The best topic inputs often come from customer questions, sales objections, CRM disqualification reasons, search queries, support questions, onboarding friction, product use cases, and paid campaign search terms.
| Cluster | Possible pages |
|---|---|
| Lead quality | Qualified lead definition, wrong-buyer signals, disqualification reasons |
| Startup CRM | Source fields, lead status, handoff rules, reporting views |
| Landing pages | Message clarity, form friction, use case pages |
| Acquisition experiments | Channel choice, first budget, funnel bottlenecks |
| Startup SEO | Topic selection, low-authority prioritization, content clusters |
Common mistakes
Choosing topics only by search volume
High-volume keywords often attract broad intent and strong competition.

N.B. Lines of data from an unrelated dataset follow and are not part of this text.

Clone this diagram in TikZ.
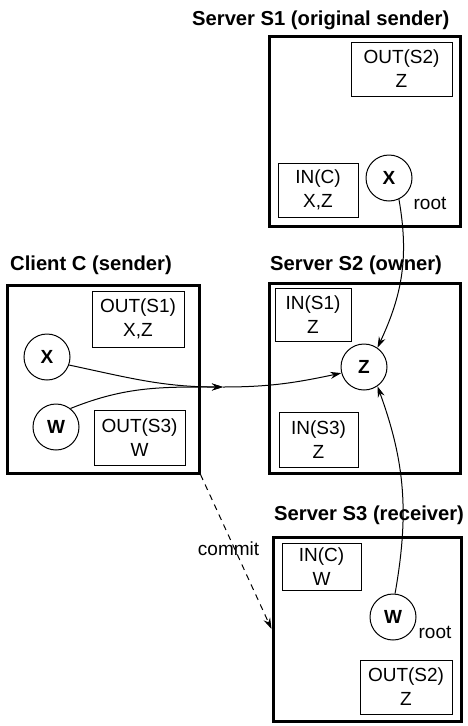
\documentclass[tikz,border=0pt]{standalone}
\usepackage{fontspec}
\setmainfont{Liberation Sans}
\usetikzlibrary{arrows.meta}

\tikzset{
	site/.style={draw, line width=3pt, inner sep=0pt},
	buf/.style={draw, line width=1pt, align=center, inner sep=0pt, font=\fontsize{19}{24}\selectfont},
	obj/.style={draw, circle, line width=1pt, minimum size=46pt, inner sep=0pt, font=\fontsize{19}{23}\selectfont\bfseries},
	head/.style={anchor=west, inner sep=0pt, font=\fontsize{20.2}{23}\selectfont\bfseries},
	note/.style={inner sep=0pt, font=\fontsize{19}{23}\selectfont},
	msg/.style={line width=1pt, -{Stealth[length=11pt,width=7pt]}},
}

\begin{document}
\begin{tikzpicture}[x=1pt, y=1pt]
	\useasboundingbox (0,0) rectangle (468,-726);
	% servers and client
	\node[site, minimum width=191pt, minimum height=190pt] (s1) at (364.5,-131) {};
	\node[site, minimum width=192pt, minimum height=188pt] (c) at (103,-379) {};
	\node[site, minimum width=191pt, minimum height=190pt] (s2) at (364.5,-378) {};
	\node[site, minimum width=188pt, minimum height=184pt] (s3) at (367,-629) {};
	\node[head] (s1t) at (192,-20) {Server S1 (original sender)};
	\node[head] (ct) at (10,-265) {Client C (sender)};
	\node[head] (s2t) at (270,-265) {Server S2 (owner)};
	\node[head] (s3t) at (274,-515) {Server S3 (receiver)};
	% buffers
	\node[buf, minimum width=101pt, minimum height=54pt] (s1out) at (401.5,-69) {OUT(S2)\\Z};
	\node[buf, minimum width=80pt, minimum height=54pt] (s1in) at (318,-190) {IN(C)\\X,Z};
	\node[buf, minimum width=92pt, minimum height=56pt] (cout1) at (138,-319) {OUT(S1)\\X,Z};
	\node[buf, minimum width=91pt, minimum height=55pt] (cout3) at (139.5,-437.5) {OUT(S3)\\W};
	\node[buf, minimum width=76pt, minimum height=53pt] (s2in1) at (313,-314.5) {IN(S1)\\Z};
	\node[buf, minimum width=79pt, minimum height=55pt] (s2in3) at (318.5,-439.5) {IN(S3)\\Z};
	\node[buf, minimum width=79pt, minimum height=47pt] (s3in) at (321.5,-566.5) {IN(C)\\W};
	\node[buf, minimum width=92pt, minimum height=54pt] (s3out) at (406,-687) {OUT(S2)\\Z};
	% objects
	\node[obj] (s1x) at (389,-178) {X};
	\node[obj] (cx) at (47,-357) {X};
	\node[obj] (cw) at (56,-427) {W};
	\node[obj] (s2z) at (364,-367) {Z};
	\node[obj] (s3w) at (393,-617) {W};
	\node[note] (root1) at (430,-203) {root};
	\node[note] (root3) at (435,-632) {root};
	\coordinate (join) at (223,-387);
	% references
	\draw[msg] (s1x.-65) to[out=-80, in=65] (s2z.55);
	\draw[msg] (cx.-20) to[out=-12, in=180] (join);
	\draw[msg] (cw.52) to[out=22, in=180] (join);
	\draw[msg] (join) to[out=0, in=192] (s2z.195);
	\draw[msg] (s3w.85) to[out=80, in=-70] (s2z.-55);
	\draw[msg, dash pattern=on 6pt off 5pt] (c.south east) -- (s3.west)
		node[note, pos=0.48, xshift=-6pt] (commit) {commit};
\end{tikzpicture}
\end{document}
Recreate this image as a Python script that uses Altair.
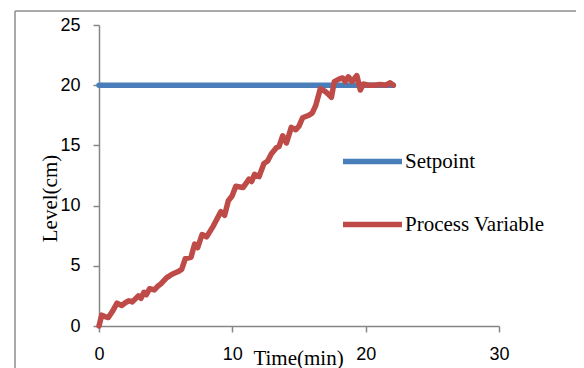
import altair as alt
import pandas as pd

# Time (min) and level (cm) of the process variable
pv_time = [0, 0.2, 0.4, 0.7, 1.0, 1.35, 1.7, 2.0, 2.25, 2.5, 2.95, 3.15, 3.37, 3.55,
           3.8, 4.15, 4.4, 4.64, 5.06, 5.48, 5.9, 6.2, 6.47, 6.9, 7.17, 7.4, 7.73,
           8.07, 8.57, 9.14, 9.42, 9.7, 9.98, 10.26, 10.8, 11.25, 11.45, 11.67, 12.0,
           12.37, 12.65, 12.93, 13.3, 13.5, 13.78, 14.06, 14.42, 14.76, 15.0, 15.27,
           15.74, 16.0, 16.25, 16.6, 16.95, 17.15, 17.43, 17.65, 18.0, 18.27, 18.47,
           18.7, 18.98, 19.34, 19.6, 19.82, 20.2, 20.66, 21.1, 21.5, 21.84, 22.07]
pv_level = [0, 0.9, 0.8, 0.7, 1.2, 1.9, 1.7, 1.95, 2.1, 2.0, 2.5, 2.3, 2.8, 2.6,
            3.1, 3.0, 3.3, 3.5, 4.0, 4.3, 4.5, 4.7, 5.6, 5.7, 6.8, 6.5, 7.6,
            7.4, 8.3, 9.5, 9.2, 10.4, 10.8, 11.6, 11.5, 12.2, 12.0, 12.6, 12.4,
            13.5, 13.7, 14.3, 14.8, 14.9, 15.8, 15.2, 16.5, 16.3, 16.6, 17.3,
            17.5, 17.7, 18.3, 19.7, 19.5, 19.3, 19.0, 20.3, 20.5, 20.6, 20.3,
            20.7, 20.3, 20.8, 19.6, 20.1, 20.0, 20.0, 20.05, 20.0, 20.2, 20.0]
sp_time = [0, 22.07]
sp_level = [20, 20]

series = ["Setpoint", "Process Variable"]
colors = ["#4A7EBB", "#BE4B48"]
x_ticks = [0, 10, 20, 30]
y_ticks = [0, 5, 10, 15, 20, 25]

assert len(pv_time) == len(pv_level)

rows = []
for i, (t, v) in enumerate(zip(sp_time, sp_level)):
    rows.append({"time": t, "level": v, "series": "Setpoint", "order": i})
for i, (t, v) in enumerate(zip(pv_time, pv_level)):
    rows.append({"time": t, "level": v, "series": "Process Variable", "order": i})
df = pd.DataFrame(rows)

axis_color = "#868686"

lines = alt.Chart(df).mark_line(strokeWidth=5.5, strokeJoin="round", strokeCap="round").encode(
    x=alt.X("time:Q", scale=alt.Scale(domain=[0, 30], nice=False),
            axis=alt.Axis(values=x_ticks, title="Time(min)", titleX=199, titleY=38,
                          titleBaseline="alphabetic", labelFlush=False)),
    y=alt.Y("level:Q", scale=alt.Scale(domain=[0, 25], nice=False),
            axis=alt.Axis(values=y_ticks, title="Level(cm)", titleX=-43, titleY=173,
                          titleAngle=-90, titleBaseline="alphabetic", titleAlign="center",
                          labelFlush=False)),
    color=alt.Color("series:N", scale=alt.Scale(domain=series, range=colors),
                    sort=series,
                    legend=alt.Legend(title=None, orient="none", legendX=241, legendY=104,
                                      symbolType="stroke", symbolSize=3481,
                                      symbolStrokeWidth=5.5, labelFont="Liberation Serif",
                                      labelFontSize=21, labelColor="#000000",
                                      labelOffset=0, rowPadding=19, padding=0,
                                      labelLimit=300)),
    detail="series:N",
    order="order:Q",
)

one = pd.DataFrame({"a": [0]})
frame_style = dict(stroke="#8c8c8c", strokeWidth=1.5)
left_edge = alt.Chart(one).mark_rule(**frame_style).encode(
    x=alt.value(-84), y=alt.value(-14), y2=alt.value(400))
top_edge = alt.Chart(one).mark_rule(**frame_style).encode(
    x=alt.value(-84), x2=alt.value(479), y=alt.value(-14))
right_edge = alt.Chart(one).mark_rule(**frame_style).encode(
    x=alt.value(479), y=alt.value(-14), y2=alt.value(400))

chart = alt.layer(left_edge, top_edge, right_edge, lines).properties(
    width=400, height=301,
    padding={"left": 91, "top": 17, "right": 77, "bottom": 42},
    autosize=alt.AutoSizeParams(type="none"),
).configure_view(stroke=None).configure_axis(
    domainColor=axis_color, domainWidth=1.5, tickColor=axis_color, tickWidth=1.5,
    tickSize=6, grid=False, labelFont="Liberation Sans", labelFontSize=18,
    labelColor="#000000", labelPadding=13, titleFont="Liberation Serif",
    titleFontSize=21, titleFontWeight="normal", titleColor="#000000",
)

chart.save("out.html", embed_options={"renderer": "svg", "actions": False})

Publishing pages that do not match intent
The format should match what searchers need to do.
Writing generic articles for specific queries
Specific queries deserve specific answers.
Creating isolated pages
Related pages help clarify topical focus and support internal navigation.
Startup checklist
| Area | Question |
|---|---|
| Search intent | Is the searcher’s need clear? |
| Buyer relevance | Would the right audience care? |
| Rankability | Does the page have a realistic chance to compete? |
| Competition gap | Are current results incomplete or generic? |
| Specificity | Is the topic narrow enough to answer deeply? |
| Page type | Is the right format clear? |
| Content advantage | Can the startup add useful frameworks or workflows? |
| Cluster fit | Does the topic support a larger content system? |
FAQ
How should startups choose SEO topics?
They should evaluate search intent, competition quality, specificity, business relevance, page type fit, and cluster support.
What makes an SEO topic rankable for a startup?
Clear intent, a specific query, realistic competition, incomplete current results, and a useful page the startup can create.
Should startups target high-volume keywords?
Usually not first. High-volume keywords are often broad and competitive.
Are blog posts always the best SEO page type?
No. Some queries need use case pages, comparison pages, templates, checklists, landing pages, or glossary pages.
How can a startup know if a topic is too broad?
It is probably too broad if the audience is unclear, intent is mixed, or the article would need to answer too many questions at once.
Practical summary
Startup SEO topic selection should be practical, not aspirational. The best early pages have clear intent, realistic competition, strong buyer relevance, and a format that matches what the searcher needs.